George Davidson (1855 – 15 July 1936) was a Presbyterian minister in Adelaide, South Australia from 1898 to 1928.

==History==
The Rev. Dr Davidson was born at Dundee, Scotland in 1855, the son of George Davidson, a mechanical engineer, and was educated at Dundee's West End Academy. After four years' employment at the office of a local jute factory, he enrolled at St Andrew's University in Fife, graduating MA in 1879, and prepared for the ministry at the Theological Hall of the United Presbyterian Church, Edinburgh. He would receive his Doctorate of Divinity in 1910. His first posting was to the Allars United Presbyterian Church, Hawick, where he remained for 13 years.

Davidson answered a call from the Flinders Street, Adelaide church (founded 1865) in 1897 to succeed Rev. James Lyall, and with his wife and two sons arrived in Adelaide by the liner Ormuz on 28 February 1898. and served there from 1898 to 1928. These were the two pastorates of his 44 years' ministerial career.
He served as Moderator General of the Presbyterian Church of Australia from 1914 to 1916 and was three times Moderator of the South Australian Assembly.
The Flinders Street Presbyterian Church was Adelaide's first, and Chalmer's Church and St Andrew's were later offshoots. Rev. Ralph Drummond was, in 1839, Adelaide's first Presbyterian minister, at first conducting services at his home in Angas Street (also to a group at Mount Barker). A church and school were built on Gouger Street in 1841 and the stately edifice on Flinders Street in 1865. Drummond was succeeded by Rev. James Lyall in 1857, and Davidson was the third incumbent. So the church had only three ministers in a span of 90 years.
He was elected president of the Council of Churches in South Australia in 1913 and again in 1919.

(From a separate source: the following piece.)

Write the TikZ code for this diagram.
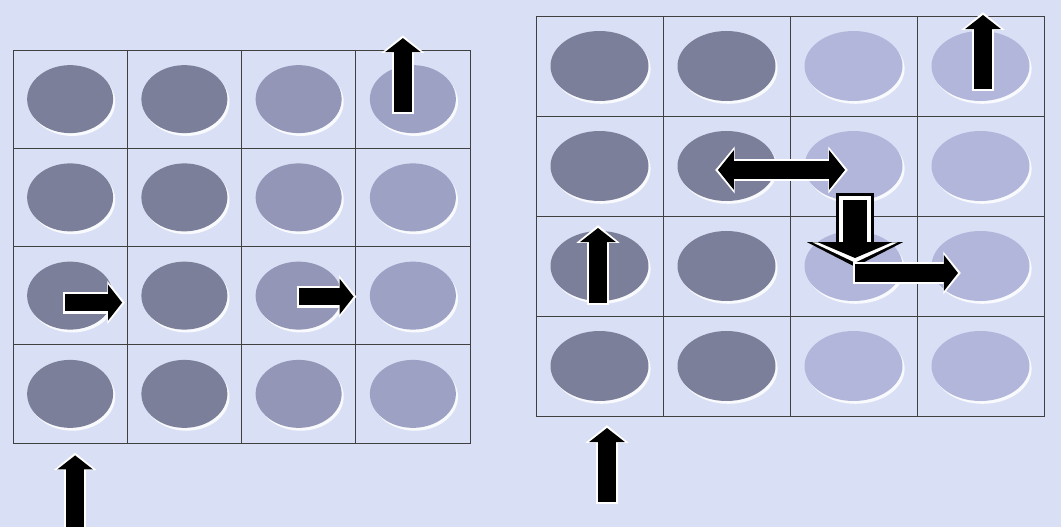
\documentclass[tikz,border=0pt]{standalone}
\usepackage{xcolor}
\usepackage{tikz}
\usetikzlibrary{arrows.meta,positioning,shapes.geometric,shadows,calc}

\definecolor{paper}{RGB}{217,223,245}
\definecolor{discdark}{RGB}{124,127,153}
\definecolor{discmid}{RGB}{147,150,182}
\definecolor{disclight}{RGB}{157,161,196}
\definecolor{discpale}{RGB}{178,182,218}

\begin{document}
\begin{tikzpicture}[
  x=0.02cm, y=-0.02cm,
  lcell/.style={draw=black!75, line width=0.5pt, minimum width=2.285cm, minimum height=1.965cm, inner sep=0pt},
  rcell/.style={draw=black!75, line width=0.5pt, minimum width=2.54cm, minimum height=2cm, inner sep=0pt},
  disc/.style={ellipse, inner sep=0pt,
    drop shadow={shadow xshift=1.2pt, shadow yshift=-1.6pt, fill=white, opacity=0.85}},
  ldisc/.style={disc, minimum width=1.72cm, minimum height=1.36cm},
  rdisc/.style={disc, minimum width=1.96cm, minimum height=1.40cm},
  blk/.style={line width=10pt, -{Triangle[length=8pt,width=20pt]},
    preaction={draw=white, line width=12.5pt, -{Triangle[length=10pt,width=24pt]},
      shorten >=-1.6pt, shorten <=-1.2pt}},
  dblk/.style={line width=10pt, {Triangle[length=9pt,width=22pt]}-{Triangle[length=9pt,width=22pt]},
    preaction={draw=white, line width=12.5pt, {Triangle[length=11pt,width=26pt]}-{Triangle[length=11pt,width=26pt]},
      shorten >=-1.6pt, shorten <=-1.6pt}},
  hollow/.style={line width=14pt, -{Triangle[length=9pt,width=42pt]},
    preaction={draw=black, line width=22pt, -{Triangle[length=14pt,width=54pt]},
      shorten >=-5pt, shorten <=-4pt},
    preaction={draw=white, line width=18pt, -{Triangle[length=11.5pt,width=48pt]},
      shorten >=-2.6pt, shorten <=-2pt}},
]
\fill[paper] (0,0) rectangle (1061,527);
\useasboundingbox (0,0) rectangle (1061,527);

% Left board
\foreach \r in {1,...,4}
  \foreach \c/\col in {1/discdark,2/discdark,3/discmid,4/disclight} {
    \node[lcell] (L-\r-\c) at ({13+114.25*(\c-0.5)},{50+98.25*(\r-0.5)}) {};
    \node[ldisc, fill=\col] (LD-\r-\c) at (L-\r-\c) {};
  }

% Right board
\foreach \r in {1,...,4}
  \foreach \c/\col in {1/discdark,2/discdark,3/discpale,4/discpale} {
    \node[rcell] (R-\r-\c) at ({536+127*(\c-0.5)},{16+100*(\r-0.5)}) {};
    \node[rdisc, fill=\col] (RD-\r-\c) at (R-\r-\c) {};
  }

% Left moves
\draw[blk] ($(L-4-1.south)+(5,84)$) -- ($(L-4-1.south)+(5,12)$);
\draw[blk] ($(L-1-4)+(-10,13)$) -- ($(L-1-4)+(-10,-61)$);
\draw[blk] ($(L-3-1)+(-5,7)$) -- ($(L-3-1)+(52,7)$);
\draw[blk] ($(L-3-3)+(0,1)$) -- ($(L-3-3)+(55,1)$);

% Right moves
\draw[blk] ($(R-4-1)+(7.5,136)$) -- ($(R-4-1)+(7.5,62)$);
\draw[blk] ($(R-1-4)+(2.5,23)$) -- ($(R-1-4)+(2.5,-51)$);
\draw[blk] ($(R-3-1)+(-1.5,37)$) -- ($(R-3-1)+(-1.5,-38)$);
\draw[dblk] ($(R-2-2)+(-8.5,4)$) -- ($(R-2-2)+(118.5,4)$);
\draw[hollow] ($(R-2-3)+(1.5,34)$) -- ($(R-2-3)+(1.5,92)$);
\draw[blk] ($(R-3-3)+(1.5,7)$) -- ($(R-3-3)+(104.5,7)$);
\end{tikzpicture}
\end{document}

The Flinders Street church was aligned with the United Presbyterian Church, one of three Presbyterian denominations in Adelaide. The others (Free Presbyterian Church and Church of Scotland) merged in 1865 to form Chalmers Church, with which the Flinders Street church joined in 1929 as Scots Church. The Flinders Street property was sold in 1956, with the funds and much of the material used to upgrade the Scots Church at the North Terrace - Pulteney Street corner.
He resigned from the South Australian Presbytery in December 1928, on account of failing health. He died at home and after a brief ceremony his remains were buried in the Mitcham Cemetery.

==Other interests==
Davidson was an occasional bowls player and golfer.
He was a teetotaler and temperance advocate.

==Family==
Davidson's wife, Jessie Wannen Davidson (c. 1855 – 19 July 1937), was born in Arbroath; they were married in Scotland on 9 April 1884. They had two sons:
- D. M. Davidson (Sydney)
- J. L. Davidson (Melbourne).
They had a home at 22 Gurney road Dulwich, where he died.